Exit Interview vs. Employee Survey: Two Very Different Lenses

Surveys offer a snapshot of a moment. They’re useful for tracking trends, engagement levels, morale scores, and willingness to recommend the company. Yet every survey carries a silent weight: employees know their answers are still tied to their name or department. Even with promises of anonymity, subtle fears linger.

An exit interview, by contrast, is a door swinging wide open. The departing employee has no stake in office politics or future performance reviews. That freedom invites candor. People talk about what frustrated them, what delighted them, and the small daily frictions that no dashboard can capture.

Think of it like watching a highlight reel versus sitting down for a full documentary. The survey shows the big plays. The exit interview reveals the behind-the-scenes tension, the coaching missteps, and the reasons the star player chose another team.

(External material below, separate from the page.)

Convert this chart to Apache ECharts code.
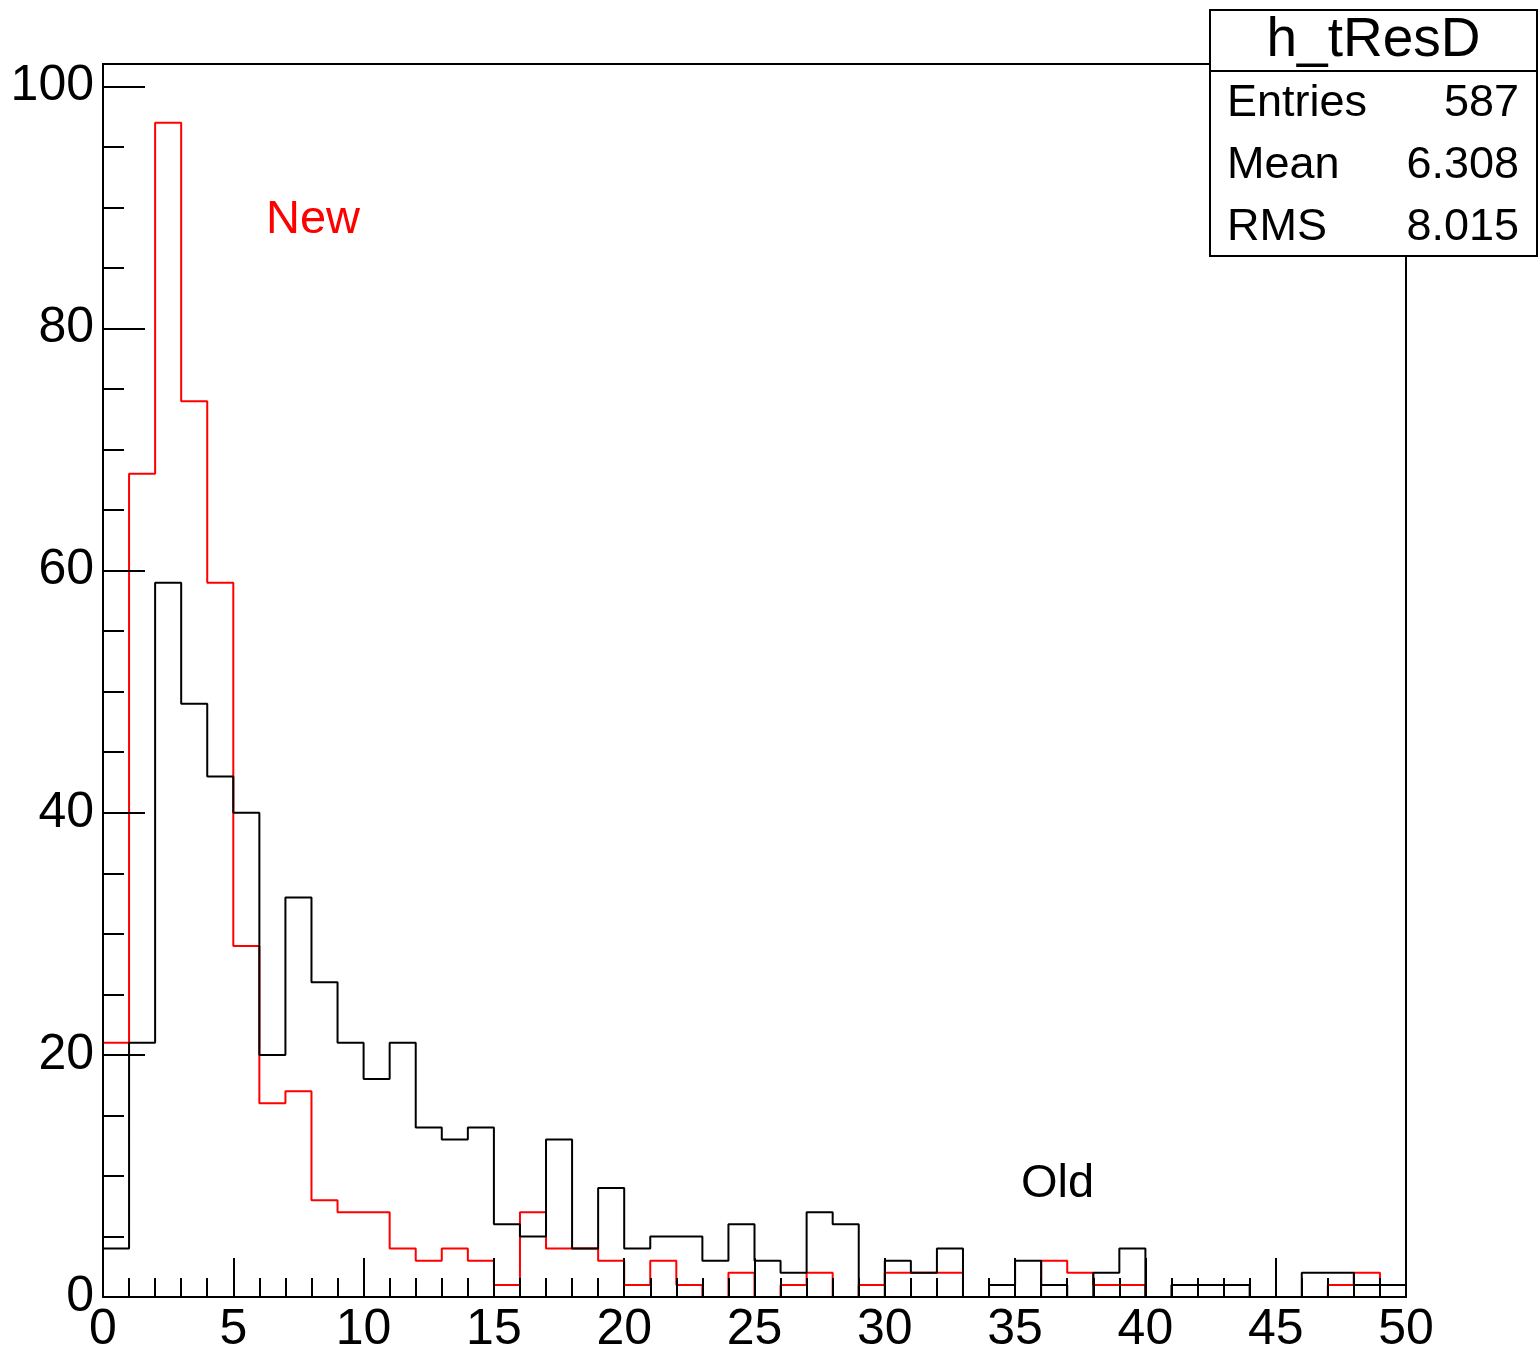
<!DOCTYPE html>
<html>
<head>
<meta charset="utf-8">
<title>h_tResD</title>
<script src="https://cdn.jsdelivr.net/npm/echarts@6/dist/echarts.min.js"></script>
<style>
  html, body { margin: 0; padding: 0; background: #fff; }
  #chart { width: 1539px; height: 1353px; }
</style>
</head>
<body>
<div id="chart"></div>
<script>
// Data (one value per bin of width 1, from 0 to 50)
const binWidth = 1;
const newCounts = [21, 68, 97, 74, 59, 29, 16, 17, 8, 7, 7, 4, 3, 4, 3, 1, 7, 4, 4, 3,
  1, 3, 1, 0, 2, 0, 1, 2, 0, 1, 2, 2, 2, 0, 0, 0, 3, 2, 1, 1,
  0, 0, 0, 0, 0, 0, 0, 1, 2, 1];
const oldCounts = [4, 21, 59, 49, 43, 40, 20, 33, 26, 21, 18, 21, 14, 13, 14, 6, 5, 13, 4, 9,
  4, 5, 5, 3, 6, 3, 2, 7, 6, 0, 3, 2, 4, 0, 1, 3, 1, 0, 2, 4,
  0, 1, 1, 1, 0, 0, 2, 2, 1, 1];

// Axis ticks
const xMajorTicks = [0, 5, 10, 15, 20, 25, 30, 35, 40, 45, 50];
const yMajorTicks = [0, 20, 40, 60, 80, 100];
const yMinorTicks = [0, 5, 10, 15, 20, 25, 30, 35, 40, 45, 50, 55, 60, 65, 70, 75, 80, 85, 90, 95, 100];
const yMax = 101.85;

// Stats box
const statsTitle = 'h_tResD';
const statsNames = ['Entries', 'Mean', 'RMS'];
const statsValues = ['587', '6.308', '8.015'];

const fontName = 'Liberation Sans';

// Turn bin contents into the outline of a histogram (step line)
function histPoints(counts) {
  const pts = [[0, 0]];
  counts.forEach((c, i) => pts.push([i * binWidth, c]));
  const end = counts.length * binWidth;
  pts.push([end, counts[counts.length - 1]]);
  pts.push([end, 0]);
  return pts;
}

const chart = echarts.init(document.getElementById('chart'), null, { renderer: 'canvas' });

// Stats box elements
const boxX = 1210, boxY = 10, boxW = 327, boxH = 246, rowTop = 71;
const statsRows = [];
statsNames.forEach((name, i) => {
  const y = 104 + i * 62;
  statsRows.push({
    type: 'text', x: boxX + 17, y: y,
    style: { text: name, font: '45px ' + fontName, fill: '#000', verticalAlign: 'middle', align: 'left' }
  });
  statsRows.push({
    type: 'text', x: boxX + boxW - 18, y: y,
    style: { text: statsValues[i], font: '45px ' + fontName, fill: '#000', verticalAlign: 'middle', align: 'right' }
  });
});

const options = {
  backgroundColor: '#fff',
  animation: false,
  grid: {
    left: 103, top: 64, right: 133, bottom: 56,
    outerBoundsMode: 'none',
    containLabel: false,
    show: true,
    borderColor: '#000',
    borderWidth: 2,
    backgroundColor: 'transparent'
  },
  xAxis: {
    type: 'value',
    z: 10,
    min: 0, max: 50, interval: 5,
    axisLine: { show: true, onZero: false, lineStyle: { color: '#000', width: 2 } },
    axisTick: { show: true, inside: true, length: 39, lineStyle: { color: '#000', width: 2 } },
    minorTick: { show: true, splitNumber: 5, length: 19, lineStyle: { color: '#000', width: 2 } },
    axisLabel: {
      color: '#000', fontFamily: fontName, fontSize: 50, margin: 8,
      customValues: xMajorTicks
    },
    splitLine: { show: false }
  },
  yAxis: [
    {
      // major ticks + labels
      type: 'value',
      z: 10,
      min: 0, max: yMax,
      position: 'left',
      axisLine: { show: true, onZero: false, lineStyle: { color: '#000', width: 2 } },
      axisTick: { show: true, inside: true, length: 42, customValues: yMajorTicks, lineStyle: { color: '#000', width: 2 } },
      axisLabel: {
        color: '#000', fontFamily: fontName, fontSize: 50, margin: 9,
        padding: [6, 0, 0, 0],
        customValues: yMajorTicks
      },
      splitLine: { show: false }
    },
    {
      // minor ticks only
      type: 'value',
      z: 10,
      min: 0, max: yMax,
      position: 'left',
      axisLine: { show: false },
      axisTick: { show: true, inside: true, length: 21, customValues: yMinorTicks, lineStyle: { color: '#000', width: 2 } },
      axisLabel: { show: false },
      splitLine: { show: false }
    }
  ],
  series: [
    {
      name: 'New',
      type: 'line',
      step: 'end',
      data: histPoints(newCounts),
      showSymbol: false,
      symbol: 'none',
      lineStyle: { color: '#ff0000', width: 2 },
      z: 2
    },
    {
      name: 'Old',
      type: 'line',
      step: 'end',
      data: histPoints(oldCounts),
      showSymbol: false,
      symbol: 'none',
      lineStyle: { color: '#000', width: 2 },
      z: 3
    }
  ],
  graphic: [
    {
      type: 'text', left: 266, top: 197, z: 10,
      style: { text: 'New', font: '47px ' + fontName, fill: '#ff0000' }
    },
    {
      type: 'text', left: 1021, top: 1161, z: 10,
      style: { text: 'Old', font: '47px ' + fontName, fill: '#000' }
    },
    {
      type: 'group', z: 20,
      children: [
        {
          type: 'rect',
          shape: { x: boxX, y: boxY, width: boxW, height: boxH },
          style: { fill: '#fff', stroke: '#000', lineWidth: 2 }
        },
        {
          type: 'line',
          shape: { x1: boxX, y1: rowTop, x2: boxX + boxW, y2: rowTop },
          style: { stroke: '#000', lineWidth: 2 }
        },
        {
          type: 'text', x: boxX + boxW / 2, y: 41,
          style: { text: statsTitle, font: '55px ' + fontName, fill: '#000', align: 'center', verticalAlign: 'middle' }
        }
      ].concat(statsRows)
    }
  ]
};

chart.setOption(options);
</script>
</body>
</html>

What Employees Share When They Finally Feel Free

Patterns emerge when you listen carefully across multiple exit interviews.

  • Attrition signals:  You’ll hear recurring reasons for leaving, career stagnation, limited flexibility, pay inequities, and workload creep. When several employees echo the same concerns, you’ve found a retention risk worth immediate attention.
  • Managerial blind spots: Employees often hesitate to criticize their direct manager in a survey. However, in an exit interview, they might describe inconsistent communication, a lack of feedback, or micromanagement that prompted them to leave.
  • Culture reality check: Values written on a lobby wall mean little if daily behavior doesn’t match. Departing employees are quick to point out when the culture felt performative, diversity statements lacked real inclusion, wellness initiatives ignored burnout, or “open door” policies that quietly discouraged dissent.
  • Process pain points: From outdated technology to unclear career paths, exit interviews reveal the operational spirit that slowly drains people.

These details become a living blueprint of what it’s really like to work inside your organization, which is something no multiple-choice survey can replicate.

From Insight to Action

Collecting this intelligence is only the first step. The real value of an exit interview lies in what you do next.

  1. Aggregate and analyze: Analyze trends across time and departments. One person’s complaint might be an outlier; five people sharing the same issue signals a systemic problem.
  2. Share strategically: Senior leaders, HR, and relevant managers should see anonymized summaries. Transparency builds accountability.
  3. Close the loop: Implement changes where patterns are clear; improve career development programs, adjust workloads, and address leadership gaps. Then communicate those actions to current employees. Nothing erodes trust faster than feedback that disappears into a black hole.

When organizations act, exit interviews transform from farewell conversations into engines of cultural renewal.

Creating a Space for Honest Goodbyes

A meaningful exit interview isn’t just a chat over coffee. It requires intentional design.

  • Neutral interviewer. Use HR or a trained third party, not the departing employee’s direct manager.
  • Open-ended questions. Encourage storytelling: “What might have convinced you to stay?” is more revealing than “Rate your job satisfaction on a scale of 1–5.”
  • Active listening. Avoid defensiveness. Your goal is to understand, not to argue.

Handled with care, the meeting signals respect for the employee’s contribution and demonstrates that their experience, whether positive or negative, matters.

Leaving Loud Means Leading Better

Employees who “leave loud” aren’t trying to be disruptive. They’re offering a final act of honesty, a gift wrapped in goodbye. Each exit interview is an opportunity to capture that gift, decode the lessons, and use them to strengthen the workplace for those who remain.

Surveys will always have their place. They track progress and help leaders course-correct in real time. However, when it comes to understanding the heart of attrition, the “why” behind the resignation, the exit interview is unmatched.

Treat it not as an administrative step, but as a strategic conversation. Listen without ego. Act with urgency. Because every voice that leaves still has something to teach the company, it departs.